* Start EXCERPTED DATA *
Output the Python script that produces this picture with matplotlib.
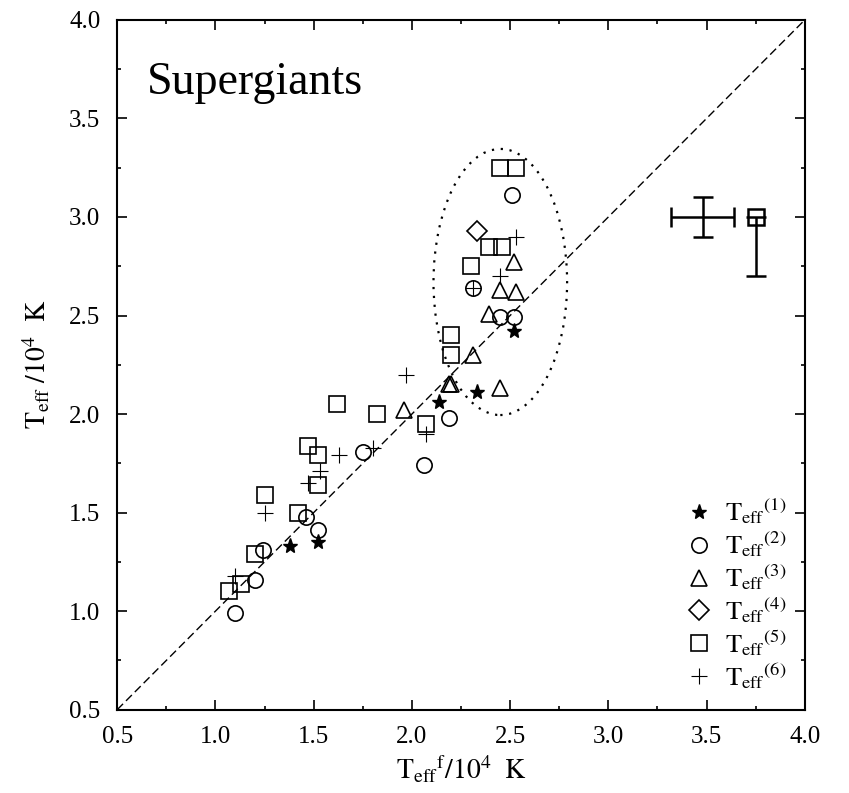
import matplotlib
matplotlib.use("Agg")
import matplotlib.pyplot as plt
from matplotlib.patches import Ellipse
from matplotlib.ticker import MultipleLocator

plt.rcParams['font.family'] = ['Liberation Serif', 'DejaVu Serif']
plt.rcParams['mathtext.fontset'] = 'stix'

# T_eff^(1) .. T_eff^(6) versus T_eff^f (units of 10^4 K)
star_x = [1.38, 1.52, 2.14, 2.33, 2.52]
star_y = [1.33, 1.35, 2.06, 2.11, 2.42]

circ_x = [1.10, 1.20, 1.24, 1.46, 1.52, 1.75, 2.06, 2.19, 2.31, 2.45, 2.52, 2.51]
circ_y = [0.99, 1.16, 1.31, 1.48, 1.41, 1.81, 1.74, 1.98, 2.64, 2.49, 2.49, 3.11]

tri_x = [1.96, 2.19, 2.20, 2.31, 2.39, 2.45, 2.45, 2.53, 2.52]
tri_y = [2.02, 2.15, 2.15, 2.30, 2.51, 2.13, 2.63, 2.62, 2.77]

dia_x = [2.33]
dia_y = [2.93]

sq_x = [1.07, 1.13, 1.20, 1.25, 1.42, 1.47, 1.52, 1.52, 1.62, 1.82, 2.07, 2.20, 2.20,
        2.30, 2.39, 2.46, 2.45, 2.53]
sq_y = [1.10, 1.14, 1.29, 1.59, 1.50, 1.84, 1.79, 1.64, 2.05, 2.00, 1.95, 2.30, 2.40,
        2.75, 2.85, 2.85, 3.25, 3.25]

plus_x = [1.10, 1.25, 1.47, 1.53, 1.63, 1.80, 1.97, 2.07, 2.31, 2.45, 2.53]
plus_y = [1.18, 1.50, 1.65, 1.71, 1.79, 1.83, 2.20, 1.90, 2.64, 2.70, 2.90]

labels = [r'$\mathrm{{T_{eff}}^{(%d)}}$' % i for i in range(1, 7)]

# typical error bars
err_x, err_y, err_dx, err_dy = 3.48, 3.0, 0.16, 0.10
err_sq_x, err_sq_y, err_sq_dy = 3.75, 3.0, 0.30

fig = plt.figure(figsize=(8.49, 7.93), dpi=100)
ax = fig.add_axes([0.138, 0.105, 0.810, 0.870])

ax.plot([0.5, 4.0], [0.5, 4.0], color='black', ls=(0, (6, 3)), lw=1.0, zorder=1)
ax.add_patch(Ellipse((2.45, 2.67), 0.68, 1.35, fill=False, ls=(0, (1, 3)), lw=1.6, ec='black'))

mk = dict(ls='none', mfc='none', mec='black', mew=1.2)
ax.plot(star_x, star_y, marker='*', ms=11, color='black', ls='none', label=labels[0])
ax.plot(circ_x, circ_y, marker='o', ms=11, label=labels[1], **mk)
ax.plot(tri_x, tri_y, marker='^', ms=12, label=labels[2], **mk)
ax.plot(dia_x, dia_y, marker='D', ms=10, label=labels[3], **mk)
ax.plot(sq_x, sq_y, marker='s', ms=12, label=labels[4], **mk)
ax.plot(plus_x, plus_y, marker='+', ms=12, color='black', mew=0.8, ls='none', label=labels[5])

ax.errorbar(err_x, err_y, xerr=err_dx, yerr=err_dy, fmt='none', ecolor='black', elinewidth=1.8,
            capsize=7, capthick=1.8)
ax.errorbar(err_sq_x, err_sq_y, yerr=[[err_sq_dy], [0]], fmt='s', ms=12, mfc='none', mec='black',
            mew=1.8, ecolor='black', elinewidth=1.8, capsize=7, capthick=1.8)

ax.text(0.65, 3.68, 'Supergiants', fontsize=33, va='center', ha='left')

ax.set_xlim(0.5, 4.0)
ax.set_ylim(0.5, 4.0)
ax.xaxis.set_major_locator(MultipleLocator(0.5))
ax.yaxis.set_major_locator(MultipleLocator(0.5))
ax.xaxis.set_minor_locator(MultipleLocator(0.25))
ax.yaxis.set_minor_locator(MultipleLocator(0.25))
ax.tick_params(which='both', direction='in', top=True, right=True, labelsize=18)
ax.tick_params(axis='y', which='major', pad=12)
ax.tick_params(axis='x', which='major', pad=12)
ax.tick_params(which='major', length=7, width=1.2)
ax.tick_params(which='minor', length=3, width=1.2)
for s in ax.spines.values():
    s.set_linewidth(1.5)

ax.set_xlabel(r'$\mathrm{{T_{eff}}^{f}/10^4\ \ K}$', fontsize=20, labelpad=4)
ax.set_ylabel(r'$\mathrm{T_{eff}\ /10^4\ \ K}$', fontsize=20, labelpad=12)

ax.legend(loc='lower right', frameon=False, fontsize=19, handletextpad=0.4, labelspacing=0.12,
          borderaxespad=0.4, handlelength=1.2, borderpad=0.3)

fig.savefig('out.png', dpi=100)
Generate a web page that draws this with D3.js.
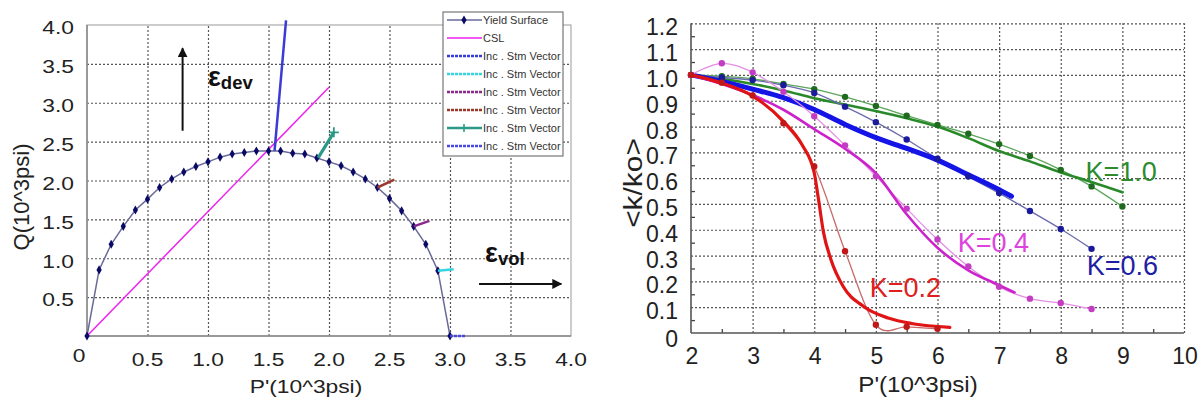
<!DOCTYPE html>
<html><head><meta charset="utf-8">
<script src="https://cdn.jsdelivr.net/npm/d3@7"></script>
<style>body{margin:0;background:#fff;} svg{display:block;font-family:"Liberation Sans",Arial,sans-serif;}</style>
</head><body><svg id="c" width="1201" height="405"></svg>
<script>
// ---------- LEFT CHART DATA ----------
const yieldP = [0,0.1,0.2,0.3,0.4,0.5,0.6,0.7,0.8,0.9,1.0,1.1,1.2,1.3,1.4,1.5,1.6,1.7,1.8,1.9,2.0,2.1,2.2,2.3,2.4,2.5,2.6,2.7,2.8,2.9,3.0];
const yieldQ = [0,0.85,1.18,1.41,1.62,1.76,1.91,2.02,2.11,2.18,2.24,2.30,2.34,2.36,2.38,2.38,2.38,2.35,2.34,2.29,2.24,2.19,2.11,2.02,1.91,1.77,1.61,1.41,1.18,0.84,0];
const cslP = [0, 2.0];
const cslQ = [0, 3.2];
const legendNames = ["Yield Surface","CSL","Inc . Stm Vector","Inc . Stm Vector","Inc . Stm Vector","Inc . Stm Vector","Inc . Stm Vector","Inc . Stm Vector"];
const vecStartP = [1.55, 2.90, 2.70, 2.40, 1.91, 3.00];
const vecStartQ = [2.38, 0.84, 1.41, 1.91, 2.29, 0.00];
const vecEndP   = [1.645, 3.03, 2.83, 2.54, 2.04, 3.13];
const vecEndQ   = [4.06, 0.86, 1.48, 2.01, 2.62, 0.00];
const leftXTicks = [0.5,1.0,1.5,2.0,2.5,3.0,3.5,4.0];
const leftYTicks = [0.5,1.0,1.5,2.0,2.5,3.0,3.5,4.0];

// ---------- RIGHT CHART DATA ----------
const kP = [2,2.5,3,3.5,4,4.5,5,5.5,6,6.5,7,7.5,8,8.5,9];
const k10 = [1.0,0.995,0.985,0.965,0.945,0.915,0.88,0.842,0.806,0.772,0.732,0.686,0.632,0.568,0.49];
const k06 = [1.0,0.99,0.98,0.96,0.93,0.877,0.817,0.75,0.675,0.606,0.542,0.473,0.403,0.326];
const k04 = [1.0,1.045,1.01,0.935,0.84,0.727,0.608,0.482,0.362,0.258,0.179,0.133,0.116,0.093];
const k02 = [1.0,0.97,0.92,0.813,0.645,0.317,0.032,0.024,0.016];
const fit10P = [2,2.5,3,3.5,4,4.5,5,5.5,6,6.5,7,7.5,8,8.5,9];
const fit10K = [1.0,0.985,0.965,0.94,0.91,0.885,0.86,0.832,0.8,0.755,0.705,0.665,0.622,0.585,0.545];
const fit06P = [2,2.5,3,3.5,4,4.5,5,5.5,6,6.5,7,7.2];
const fit06K = [1.0,0.975,0.945,0.912,0.866,0.808,0.757,0.715,0.67,0.613,0.555,0.53];
const fit04P = [2,2.5,3,3.5,4,4.5,5,5.5,6,6.5,7,7.25];
const fit04K = [1.0,0.965,0.922,0.865,0.79,0.714,0.619,0.46,0.33,0.243,0.185,0.157];
const fit02P = [2,2.5,3,3.5,3.8,4.0,4.07,4.15,4.27,4.47,4.8,5.2,5.6,6.2];
const fit02K = [1.0,0.968,0.918,0.82,0.73,0.62,0.516,0.39,0.285,0.18,0.103,0.058,0.036,0.022];
const rightXTicks = [2,3,4,5,6,7,8,9,10];
const rightYTicks = [0,0.1,0.2,0.3,0.4,0.5,0.6,0.7,0.8,0.9,1.0,1.1,1.2];
const kLabels = ["K=1.0","K=0.6","K=0.4","K=0.2"];
const kLabelP = [8.4, 8.42, 6.33, 4.9];
const kLabelK = [0.59, 0.225, 0.314, 0.139];

const svg = d3.select("#c");

function sText(g, x, y, s, size, sx, anchor){
  return g.append("text").attr("transform",`translate(${x},${y}) scale(${sx},1)`)
    .attr("text-anchor",anchor).attr("font-size",size).attr("fill","#222").text(s);
}

// ===== LEFT =====
const xL = d3.scaleLinear().domain([0,4]).range([87,571]);
const yL = d3.scaleLinear().domain([0,4]).range([336,25]);
const gL = svg.append("g");
const gridStyle = g => { g.select(".domain").remove(); g.selectAll("line").attr("stroke","#555").attr("stroke-width",1.2).attr("stroke-dasharray","2,2"); };
gL.append("g").attr("transform",`translate(0,${yL(0)})`)
  .call(d3.axisBottom(xL).tickValues(leftXTicks.slice(0,-1)).tickSize(-(yL(0)-yL(4))).tickFormat(""))
  .call(gridStyle);
gL.append("g").attr("transform",`translate(${xL(0)},0)`)
  .call(d3.axisLeft(yL).tickValues(leftYTicks.slice(0,-1)).tickSize(-(xL(4)-xL(0))).tickFormat(""))
  .call(gridStyle);
gL.append("rect").attr("x",xL(0)).attr("y",yL(4)).attr("width",xL(4)-xL(0)).attr("height",yL(0)-yL(4))
  .attr("fill","none").attr("stroke","#aaa").attr("stroke-width",1.2);
gL.append("line").attr("x1",xL(0)).attr("x2",xL(0)).attr("y1",yL(0)).attr("y2",yL(4)).attr("stroke","#888").attr("stroke-width",1.5);
gL.append("line").attr("x1",xL(0)).attr("x2",xL(4)).attr("y1",yL(0)).attr("y2",yL(0)).attr("stroke","#888").attr("stroke-width",1.5);
const fmt1 = d3.format(".1f");
leftYTicks.forEach(v => sText(gL, 74, yL(v)+9.3, fmt1(v), 19, 1.2, "end"));
leftXTicks.forEach(v => sText(gL, xL(v), 366, fmt1(v), 19, 1.2, "middle"));
sText(gL, 79, 362, "0", 19, 1.2, "middle");
sText(gL, 306, 393, "P'(10^3psi)", 19, 1.2, "middle");
gL.append("text").attr("transform","translate(29,197) rotate(-90)").attr("text-anchor","middle")
  .attr("font-size",22).attr("fill","#222").text("Q(10^3psi)");

// CSL
gL.append("path").datum(cslP.map((p,i)=>[p,cslQ[i]]))
  .attr("d", d3.line().x(d=>xL(d[0])).y(d=>yL(d[1])))
  .attr("fill","none").attr("stroke","#ee22ee").attr("stroke-width",1.5);
// yield surface
const ys = yieldP.map((p,i)=>[p,yieldQ[i]]);
gL.append("path").datum(ys).attr("d", d3.line().x(d=>xL(d[0])).y(d=>yL(d[1])))
  .attr("fill","none").attr("stroke","#6a6a9a").attr("stroke-width",1.5);
const diamond = d3.symbol().type(d3.symbolDiamond).size(24);
gL.selectAll(".ym").data(ys).join("path").attr("d",diamond)
  .attr("transform",d=>`translate(${xL(d[0])},${yL(d[1])})`).attr("fill","#0a0a66");
// vectors
const vecColors = ["#3b3bd6","#33d6e0","#8a2a8a","#9b3a2e","#2a9a86","#4a4ae0"];
const vecWidths = [2.5,2.5,2.5,2.5,3.2,2.5];
vecStartP.forEach((p,i)=>{
  gL.append("path").datum([[p,vecStartQ[i]],[vecEndP[i],vecEndQ[i]]])
    .attr("d", d3.line().x(d=>xL(d[0])).y(d=>yL(d[1])))
    .attr("fill","none").attr("stroke",vecColors[i]).attr("stroke-width",vecWidths[i])
    .attr("stroke-dasharray", i===5 ? "3,1" : null);
});
{
  const x=xL(vecEndP[4]), y=yL(vecEndQ[4]);
  gL.append("path").attr("d",`M${x-5},${y}H${x+5}M${x},${y-5}V${y+5}`).attr("stroke",vecColors[4]).attr("stroke-width",1.8);
}
// arrows & epsilon labels
svg.append("defs").append("marker").attr("id","ah").attr("viewBox","0 0 10 10").attr("refX",9).attr("refY",5)
  .attr("markerWidth",10).attr("markerHeight",10).attr("markerUnits","userSpaceOnUse").attr("orient","auto")
  .append("path").attr("d","M0,0L10,5L0,10Z").attr("fill","#111");
gL.append("line").attr("x1",xL(0.79)).attr("x2",xL(0.79)).attr("y1",yL(2.64)).attr("y2",yL(3.7))
  .attr("stroke","#111").attr("stroke-width",2).attr("marker-end","url(#ah)");
gL.append("line").attr("x1",xL(3.24)).attr("x2",xL(3.92)).attr("y1",yL(0.67)).attr("y2",yL(0.67))
  .attr("stroke","#111").attr("stroke-width",2).attr("marker-end","url(#ah)");
const e1 = gL.append("text").attr("x",xL(1.0)).attr("y",86).attr("font-weight","bold").attr("fill","#111");
e1.append("tspan").attr("font-size",27).text("ε");
e1.append("tspan").attr("font-size",18.5).attr("dy",3).text("dev");
const e2 = gL.append("text").attr("x",xL(3.29)).attr("y",262).attr("font-weight","bold").attr("fill","#111");
e2.append("tspan").attr("font-size",27).text("ε");
e2.append("tspan").attr("font-size",18.5).attr("dy",3).text("vol");

// legend
const lg = gL.append("g");
lg.append("rect").attr("x",443).attr("y",12).attr("width",120).attr("height",144).attr("fill","#fff").attr("stroke","#777").attr("stroke-width",1.2);
const legColors = ["#6a6a9a","#ee22ee"].concat(vecColors);
legendNames.forEach((n,i)=>{
  const y = 20 + i*18;
  lg.append("line").attr("x1",447).attr("x2",482).attr("y1",y).attr("y2",y)
    .attr("stroke",legColors[i]).attr("stroke-width", i<2 ? 1.5 : 2.5)
    .attr("stroke-dasharray", (i>=2 && i!==6) ? "3,1" : null);
  if(i===0) lg.append("path").attr("d",diamond).attr("transform",`translate(464,${y})`).attr("fill","#0a0a66");
  if(i===6) lg.append("path").attr("d",`M460,${y}H468M464,${y-4}V${y+4}`).attr("stroke",legColors[i]).attr("stroke-width",1.6);
  lg.append("text").attr("x",483).attr("y",y+4).attr("font-size",11).attr("fill","#333").text(n);
});

// ===== RIGHT =====
const xR = d3.scaleLinear().domain([2,10]).range([691,1184]);
const yR = d3.scaleLinear().domain([0,1.2]).range([333,23.3]);
const gR = svg.append("g");
gR.append("g").attr("transform",`translate(0,${yR(0)})`)
  .call(d3.axisBottom(xR).tickValues(rightXTicks.slice(1)).tickSize(-(yR(0)-yR(1.2))).tickFormat(""))
  .call(gridStyle);
gR.append("g").attr("transform",`translate(${xR(2)},0)`)
  .call(d3.axisLeft(yR).tickValues(rightYTicks.slice(1)).tickSize(-(xR(10)-xR(2))).tickFormat(""))
  .call(gridStyle);
// minor ticks
gR.append("g").attr("transform",`translate(${xR(2)},0)`)
  .call(d3.axisLeft(yR).tickValues(rightYTicks.slice(0,-1).map(v=>v+0.05)).tickSize(-4).tickFormat(""))
  .call(g=>{g.select(".domain").remove(); g.selectAll("line").attr("stroke","#444").attr("stroke-width",1.3);});
gR.append("g").attr("transform",`translate(0,${yR(0)})`)
  .call(d3.axisBottom(xR).tickValues(rightXTicks.slice(0,-1).map(v=>v+0.5)).tickSize(-4).tickFormat(""))
  .call(g=>{g.select(".domain").remove(); g.selectAll("line").attr("stroke","#444").attr("stroke-width",1.3);});
gR.append("line").attr("x1",xR(2)).attr("x2",xR(2)).attr("y1",yR(0)).attr("y2",yR(1.2)).attr("stroke","#555").attr("stroke-width",1.6);
gR.append("line").attr("x1",xR(2)).attr("x2",xR(10)).attr("y1",yR(0)).attr("y2",yR(0)).attr("stroke","#555").attr("stroke-width",1.6);
rightYTicks.forEach(v => gR.append("text").attr("x",678).attr("y",yR(v)+(v===0?14:12)).attr("text-anchor","end")
  .attr("font-size",23).attr("fill","#222").text(v===0?"0":fmt1(v)));
rightXTicks.forEach(v => gR.append("text").attr("x",xR(v)+1).attr("y",364).attr("text-anchor","middle")
  .attr("font-size",23).attr("fill","#222").text(v));
sText(gR, 918, 392, "P'(10^3psi)", 22, 1.1, "middle");
gR.append("text").attr("transform","translate(642,183) rotate(-90) scale(1.15,1)").attr("text-anchor","middle")
  .attr("font-size",26).attr("fill","#222").text("<k/ko>");

const thinLine = d3.line().x(d=>xR(d[0])).y(d=>yR(d[1])).curve(d3.curveCardinal);
const thickLine = d3.line().x(d=>xR(d[0])).y(d=>yR(d[1])).curve(d3.curveMonotoneX);
const series = [
  {v:k10, fp:fit10P, fk:fit10K, thin:"#5aa55a", dot:"#1e6b1e", thick:"#2a8a2a", tw:2.6, lab:"#2e8b2e"},
  {v:k06, fp:fit06P, fk:fit06K, thin:"#6a6aae", dot:"#1a1a9a", thick:"#1414e6", tw:5, lab:"#1f1fa5"},
  {v:k04, fp:fit04P, fk:fit04K, thin:"#e490e4", dot:"#c43cc4", thick:"#cc22cc", tw:2.6, lab:"#dd44dd"},
  {v:k02, fp:fit02P, fk:fit02K, thin:"#c86a6a", dot:"#c01818", thick:"#e01414", tw:3.2, lab:"#e02020"}
];
series.forEach((s,i)=>{
  const pts = s.v.map((k,j)=>[kP[j],k]);
  gR.append("path").datum(pts).attr("d",thinLine).attr("fill","none").attr("stroke",s.thin).attr("stroke-width",1.3);
  gR.append("path").datum(s.fp.map((p,j)=>[p,s.fk[j]])).attr("d",thickLine).attr("fill","none")
    .attr("stroke",s.thick).attr("stroke-width",s.tw).attr("stroke-linecap","round");
  gR.selectAll(null).data(pts).join("circle").attr("cx",d=>xR(d[0])).attr("cy",d=>yR(d[1])).attr("r",3.2).attr("fill",s.dot);
  gR.append("text").attr("x",xR(kLabelP[i])).attr("y",yR(kLabelK[i])).attr("font-size",27).attr("fill",s.lab).text(kLabels[i]);
});
</script></body></html>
* End EXCERPTED DATA *
→ **WHAT IS NEEDED**: Write out each line of the listing above, exactly, from its first line to the line holding "in range(1, 7)]", inclusive. Skip the pictures.

→ **RESPONSE TO THE EXERCISE**:
Output the Python script that produces this picture with matplotlib.
import matplotlib
matplotlib.use("Agg")
import matplotlib.pyplot as plt
from matplotlib.patches import Ellipse
from matplotlib.ticker import MultipleLocator

plt.rcParams['font.family'] = ['Liberation Serif', 'DejaVu Serif']
plt.rcParams['mathtext.fontset'] = 'stix'

# T_eff^(1) .. T_eff^(6) versus T_eff^f (units of 10^4 K)
star_x = [1.38, 1.52, 2.14, 2.33, 2.52]
star_y = [1.33, 1.35, 2.06, 2.11, 2.42]

circ_x = [1.10, 1.20, 1.24, 1.46, 1.52, 1.75, 2.06, 2.19, 2.31, 2.45, 2.52, 2.51]
circ_y = [0.99, 1.16, 1.31, 1.48, 1.41, 1.81, 1.74, 1.98, 2.64, 2.49, 2.49, 3.11]

tri_x = [1.96, 2.19, 2.20, 2.31, 2.39, 2.45, 2.45, 2.53, 2.52]
tri_y = [2.02, 2.15, 2.15, 2.30, 2.51, 2.13, 2.63, 2.62, 2.77]

dia_x = [2.33]
dia_y = [2.93]

sq_x = [1.07, 1.13, 1.20, 1.25, 1.42, 1.47, 1.52, 1.52, 1.62, 1.82, 2.07, 2.20, 2.20,
        2.30, 2.39, 2.46, 2.45, 2.53]
sq_y = [1.10, 1.14, 1.29, 1.59, 1.50, 1.84, 1.79, 1.64, 2.05, 2.00, 1.95, 2.30, 2.40,
        2.75, 2.85, 2.85, 3.25, 3.25]

plus_x = [1.10, 1.25, 1.47, 1.53, 1.63, 1.80, 1.97, 2.07, 2.31, 2.45, 2.53]
plus_y = [1.18, 1.50, 1.65, 1.71, 1.79, 1.83, 2.20, 1.90, 2.64, 2.70, 2.90]

labels = [r'$\mathrm{{T_{eff}}^{(%d)}}$' % i for i in range(1, 7)]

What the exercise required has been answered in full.